I have Hive table partitioned based on date yyyy-mm-dd. I want to run a script everyday that can delete all the partitions older than 30 days but in this case I don't want to pass the date. I want it to take system date and delete the partitions older than 30 days.
1
votes
Is your hive table managed or external table?
– Ramesh
What do you use to run your hive scripts? UNIX, ADF etc?
– Ramesh
It's managed orc table and I have written scripts in hql. I can use linux or unix scripts that is not a problem. Can you help me out
– Priyanka
Please share what attempts you've done already
– OneCricketeer
Tried one script but it deletes all the partition older than current date.
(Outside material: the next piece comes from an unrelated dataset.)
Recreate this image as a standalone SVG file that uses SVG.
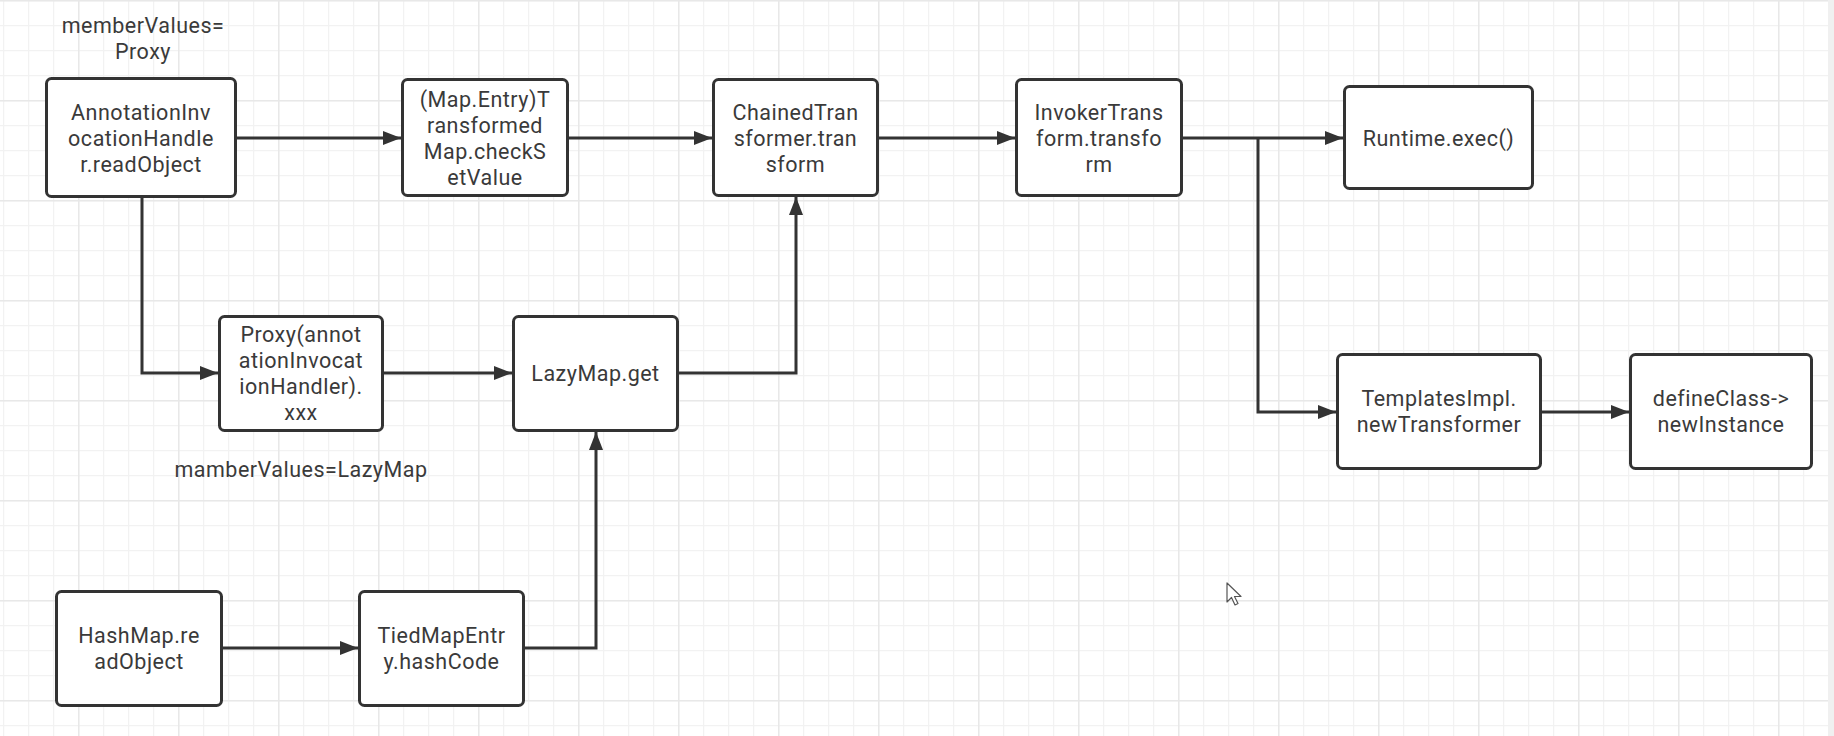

I tried to give pass the value 30 but it throws error -> hive --hivevar today=$(date +"%Y-%m-%d") -e \ > 'alter table local_db.mytable drop partition (day<date '\''${hivevar:today}'\'')'
– Priyanka
1 Answers
5
votes
You need to use Linux/ Unix to set the variable for the DROP PARTITION date and use it in the ALTER TABLE statement.
Here is an example
CREATE TABLE ramesh.test
(col1 STRING,
col2 STRING)
PARTITIONED BY (partition_date date);
INSERT INTO TABLE ramesh.test PARTITION (partition_date='2017-10-01') VALUES ('key1', 'val1');
INSERT INTO TABLE ramesh.test PARTITION (partition_date='2017-10-02') VALUES ('key2', 'val2');
INSERT INTO TABLE ramesh.test PARTITION (partition_date='2017-11-01') VALUES ('key3', 'val3');
hive --hivevar var_drop_date="$(date -d "30 days ago" +"%Y-%m-%d")" -e 'ALTER TABLE ramesh.test DROP IF EXISTS PARTITION (partition_date <= date "${hivevar:var_drop_date}")'
This drops the 2 partitions from 30 days ago and leaves the one within 30 days.
Let me know whether it works for you. I used CDH for testing this.